I conclude by quoting verbatim a discourse I had with a Danish woman in response to this post in public space: ‘What a looong post! Seems to be competing with the hair of ms Mandela. What has hair colour and styles got to do with slavery? I fail to see the connection!’

I immediately replied: ‘I like comprehensive posts that achieve their objectives. It was written in 4 hours. It must be read in stages. This is what I like doing - educating!’

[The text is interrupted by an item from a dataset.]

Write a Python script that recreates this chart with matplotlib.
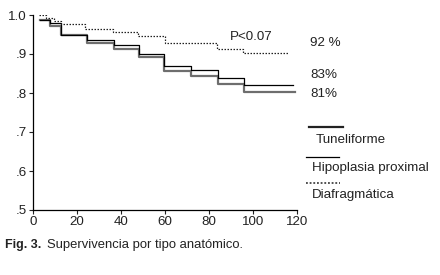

She countered: ‘I think people should be allowed to play with their hair styles and clothes styles as they please. But it is good to put some focus on which signals we may be sending by choosing this or that style (or lack of style)... Grey hair looks great on people with tanned, brown or black skin. And I dont think blonde dyes are far from the natural greys as to contrast towards the skin. Any colour that goes in clothes with the complexion may also go as a hair dye. But maybe it is too youthful in the long run to have purple, blue and green hairstyles too. But I do love when people think AND dress out of the box. Maybe because I am a bit boring in that field myself...’

I replied: ‘Certain colours - grey and blond - while acceptable in couture as complementary hues, instantly age youthful African people who have darker skins. A friend of mine in Jamaica changed her hair to grey. I could not recognise her when I saw it. Also the memory and realities of European Plantation Slavery - which, incidentally Denmark actively partook (I will inbox you for some historical info) - has vivid resonance for the cultural, economic, social and political lives of Africans today.

‘My objective is to highlight and help combat such negative influences - to liberate minds. Read the article closely. The connection is lost somewhere in the stratagem of a sound knowledge of the vicissitudes wrecked on Africa by the hierarchical, colour-coded system that operated during both during European Plantation Slavery and colonisation!’